On May 13, 2014, President Barack Obama will award Kyle J. White, a former active duty Army Sergeant, the Medal of Honor for conspicuous gallantry. Sergeant White will receive the Medal of Honor for his courageous actions while serving as a Platoon Radio Telephone Operator assigned to C Company, 2nd Battalion (Airborne), 503rd Infantry Regiment, 173rd Airborne Brigade, during combat operations against an armed enemy in Nuristan Province, Afghanistan on November 9, 2007.
Sergeant White will be the seventh living recipient to be awarded the Medal of Honor for actions in Iraq or Afghanistan. He and his family will join the President at the White House to commemorate his example of selfless service.
Former Sergeant Kyle J. White separated from the Army on July 8, 2011. He currently lives in Charlotte, NC, where he works as an Investment Analyst.
Sergeant White enlisted in the Army in February 2006 as an Infantryman. After completion of training at Ft Benning, he was assigned to Vicenza, Italy, with 2nd Battalion (Airborne) 503rd Infantry “The Rock” as a grenadier and rifleman which included a combat tour to Afghanistan from May 2007 until August 2008. Following Italy, Kyle was assigned as an opposing forces Sergeant with the Ranger Training Battalion at Ft Benning.
Sergeant White deployed in support of the War on Terror with one tour to Afghanistan.
At the time of the November 9, 2007 combat engagement, then-Specialist White was a Platoon Radio Telephone Operator assigned to C Company, 2nd Battalion (Airborne), 503rd Infantry Regiment, 173rd Airborne Brigade.

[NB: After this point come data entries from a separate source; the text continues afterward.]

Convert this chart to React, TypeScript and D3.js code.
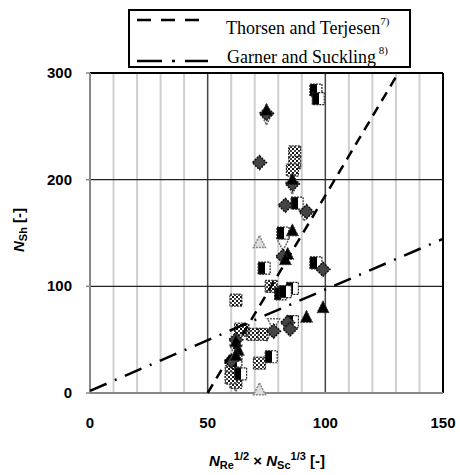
import React from "react";
import * as d3 from "d3";

const xTicks = [0, 50, 100, 150];
const yTicks = [0, 100, 200, 300];
const minorX = [10, 20, 30, 40, 60, 70, 80, 90, 110, 120, 130, 140];

// series of measured points [x, y]
const blackTriangles: [number, number][] = [
  [75, 265], [86, 200], [84, 130], [83, 125], [92, 71], [99, 80], [62, 48], [63, 40], [62, 35], [86, 152],
];
const grayDiamonds: [number, number][] = [
  [72, 216], [75, 262], [83, 176], [92, 170], [86, 196], [82, 128], [62, 50], [99, 116], [84, 66], [85, 60], [60, 30], [78, 58],
];
const checkerSquares: [number, number][] = [
  [87, 226], [87, 216], [86, 209], [62, 87], [73, 55], [69, 55], [65, 59], [64, 60], [77, 100], [60, 20], [72, 28], [62, 10], [60, 14],
];
const halfSquares: [number, number][] = [
  [96, 284], [97, 276], [88, 178], [74, 117], [86, 98], [96, 122], [82, 150], [81, 93], [77, 34], [62, 30], [64, 18], [86, 67], [83, 95],
];
const invTriangles: [number, number][] = [
  [75, 258], [86, 193], [78, 65], [82, 140], [62, 40], [75, 55], [62, 8], [91, 168],
];
const openTriangles: [number, number][] = [
  [72, 141], [72, 3], [62, 25],
];

// correlation lines
const thorsenLine: [number, number][] = [[50, 0], [131, 300]];
const garnerLine: [number, number][] = [[0, 2], [150, 144.5]];

export default function App() {
  const W = 460, H = 475;
  const x = d3.scaleLinear().domain([0, 150]).range([90, 443]);
  const y = d3.scaleLinear().domain([0, 300]).range([393, 73]);
  const line = d3.line<[number, number]>().x(d => x(d[0])).y(d => y(d[1]));
  const s = 6;
  const tri = (cx: number, cy: number) => `M${cx},${cy - s - 1}L${cx + s},${cy + s - 1}L${cx - s},${cy + s - 1}Z`;
  const itri = (cx: number, cy: number) => `M${cx},${cy + s + 1}L${cx + s},${cy - s + 1}L${cx - s},${cy - s + 1}Z`;
  const dia = (cx: number, cy: number) => `M${cx},${cy - s - 1}L${cx + s + 1},${cy}L${cx},${cy + s + 1}L${cx - s - 1},${cy}Z`;
  const bold = { fontFamily: "Liberation Sans, Arial, sans-serif", fontWeight: 700 as const };
  return (
    <svg width={W} height={H} style={{ position: "absolute", left: 0, top: 0 }}>
      <defs>
        <pattern id="chk" width="4" height="4" patternUnits="userSpaceOnUse">
          <rect width="4" height="4" fill="#fff" />
          <rect width="2" height="2" fill="#111" />
          <rect x="2" y="2" width="2" height="2" fill="#444" />
        </pattern>
        <linearGradient id="half" x1="0" x2="1" y1="0" y2="0">
          <stop offset="0.55" stopColor="#000" />
          <stop offset="0.55" stopColor="#fff" />
        </linearGradient>
      </defs>
      <rect width={W} height={H} fill="#fff" />
      {/* minor gridlines */}
      {minorX.map(v => (
        <line key={"m" + v} x1={x(v)} x2={x(v)} y1={y(300)} y2={y(0)} stroke="#cfcfcf" strokeWidth={2} />
      ))}
      {[50, 100].map(v => (
        <line key={"M" + v} x1={x(v)} x2={x(v)} y1={y(300)} y2={y(0)} stroke="#444" strokeWidth={1.5} />
      ))}
      {[100, 200].map(v => (
        <line key={"h" + v} x1={x(0)} x2={x(150)} y1={y(v)} y2={y(v)} stroke="#222" strokeWidth={1.2} />
      ))}
      {/* frame */}
      <line x1={x(0)} x2={x(150)} y1={y(300)} y2={y(300)} stroke="#000" strokeWidth={2} />
      <line x1={x(150)} x2={x(150)} y1={y(300)} y2={y(0)} stroke="#000" strokeWidth={2} />
      <line x1={x(0)} x2={x(0)} y1={y(300)} y2={y(0)} stroke="#888" strokeWidth={2} />
      <line x1={x(0)} x2={x(150)} y1={y(0)} y2={y(0)} stroke="#888" strokeWidth={2} />
      {yTicks.map(v => (
        <line key={"yt" + v} x1={x(0) - 4} x2={x(0)} y1={y(v)} y2={y(v)} stroke="#888" strokeWidth={1.5} />
      ))}
      {/* markers */}
      {openTriangles.map((d, i) => (
        <path key={"ot" + i} d={tri(x(d[0]), y(d[1]))} fill="#ddd" stroke="#888" strokeWidth={1.5} strokeDasharray="2,1" />
      ))}
      {invTriangles.map((d, i) => (
        <path key={"it" + i} d={itri(x(d[0]), y(d[1]))} fill="#fff" stroke="#666" strokeWidth={1.5} strokeDasharray="2,1" />
      ))}
      {checkerSquares.map((d, i) => (
        <rect key={"cs" + i} x={x(d[0]) - 6} y={y(d[1]) - 6} width={12} height={12} fill="url(#chk)" stroke="#333" strokeWidth={1.2} strokeDasharray="2,1" />
      ))}
      {halfSquares.map((d, i) => (
        <rect key={"hs" + i} x={x(d[0]) - 6} y={y(d[1]) - 6} width={12} height={12} fill="url(#half)" stroke="#222" strokeWidth={1.2} strokeDasharray="2,1" />
      ))}
      {grayDiamonds.map((d, i) => (
        <path key={"gd" + i} d={dia(x(d[0]), y(d[1]))} fill="#444" stroke="#111" strokeWidth={1.5} strokeDasharray="2,1" />
      ))}
      {blackTriangles.map((d, i) => (
        <path key={"bt" + i} d={tri(x(d[0]), y(d[1]))} fill="#000" stroke="#333" strokeWidth={1} strokeDasharray="2,1" />
      ))}
      {/* correlation lines */}
      <path d={line(thorsenLine) || ""} fill="none" stroke="#000" strokeWidth={2.5} strokeDasharray="10,7" />
      <path d={line(garnerLine) || ""} fill="none" stroke="#000" strokeWidth={2.5} strokeDasharray="18,9,2,9" />
      {/* tick labels */}
      {yTicks.map(v => (
        <text key={"yl" + v} x={72} y={y(v) + 5} textAnchor="end" fontSize={15} {...bold}>{v}</text>
      ))}
      {xTicks.map(v => (
        <text key={"xl" + v} x={x(v)} y={428} textAnchor="middle" fontSize={15} {...bold}>{v}</text>
      ))}
      {/* axis titles */}
      <text x={267} y={466} textAnchor="middle" fontSize={15} {...bold}>
        <tspan fontStyle="italic">N</tspan>
        <tspan fontSize={11} dy={3}>Re</tspan>
        <tspan fontSize={11} dy={-9}>1/2</tspan>
        <tspan dy={6}> × </tspan>
        <tspan fontStyle="italic">N</tspan>
        <tspan fontSize={11} dy={3}>Sc</tspan>
        <tspan fontSize={11} dy={-9}>1/3</tspan>
        <tspan dy={6}> [-]</tspan>
      </text>
      <text transform="translate(24,230) rotate(-90)" textAnchor="middle" fontSize={15} {...bold}>
        <tspan fontStyle="italic">N</tspan>
        <tspan fontSize={11} dy={3}>Sh</tspan>
        <tspan dy={-3}> [-]</tspan>
      </text>
      {/* legend */}
      <rect x={129} y={10} width={281} height={57} fill="#fff" stroke="#000" strokeWidth={2} />
      <line x1={137} x2={208} y1={20} y2={20} stroke="#000" strokeWidth={2.5} strokeDasharray="14,10" />
      <line x1={137} x2={208} y1={61} y2={61} stroke="#000" strokeWidth={2.5} strokeDasharray="25,10,3,10" />
      <text x={226} y={34} fontSize={18} fontFamily="Liberation Serif, Times New Roman, serif">
        Thorsen and Terjesen<tspan fontSize={11} dy={-9}>7)</tspan>
      </text>
      <text x={227} y={63} fontSize={18} fontFamily="Liberation Serif, Times New Roman, serif">
        Garner and Suckling<tspan fontSize={11} dy={-9}> 8)</tspan>
      </text>
    </svg>
  );
}
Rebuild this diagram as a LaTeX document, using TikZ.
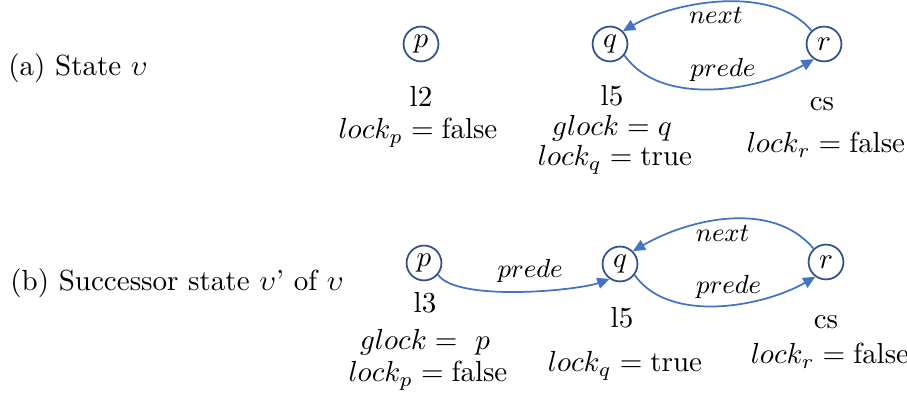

His heroic actions were performed during a dismounted movement in mountainous terrain in Aranas, Afghanistan.
White’s awards and decorations include the Purple Heart, the Army Commendation Medal with one oak leaf cluster and “V” device, the Army Achievement Medal with one oak leaf cluster, the Army Good Conduct Medal, the National Defense Service Medal, the Afghanistan Campaign Medal with one campaign star, the Global War on Terrorism Medal, the Non-Commissioned Officer Professional Development Ribbon, the Army Service Ribbon, the Overseas Service Ribbon with numeral “2” device, the NATO Medal, the Combat Infantry Badge, the Parachutists Badge, the Air Assault Badge, the Presidential Unit Citation, and the Valorous Unit Award.
The battle for which White is being honored was a textbook ambush by an enemy that vastly outnumbered the Americans and their Afghan comrades. Between firing his rifle, scrambling to retrieve wounded comrades and having his thoughts scrambled by two close explosions, White told commanders what was happening, according to an Army account.
“All of Afghanistan was listening to his call sign, Charlie One Six Romeo,” says Col. William Ostlund, then-commander of the battalion in which White served as a specialist.
“So when his platoon leader was killed, Charlie One Six Romeo was instrumental in controlling every single thing, from the fixed-wing bombers to the helicopter attack to the indirect (mortar and artillery) fire to treating casualties,” Ostlund says.
Fourteen Americans and a squad of Afghan National Army soldiers were attacked while strung out single file along a narrow trail devoid of cover. Scores of Taliban fighters crouched on the opposite side of the valley or were concealed ahead down the trail or on the ridge above. They opened fire at 3:30 p.m. as the setting sun was in the soldiers’ eyes. Many of the attackers were in shadows, all but invisible to the Americans.
The Taliban even videoed the action so they could turn it into a propaganda film. But the battle all but escaped notice in American media.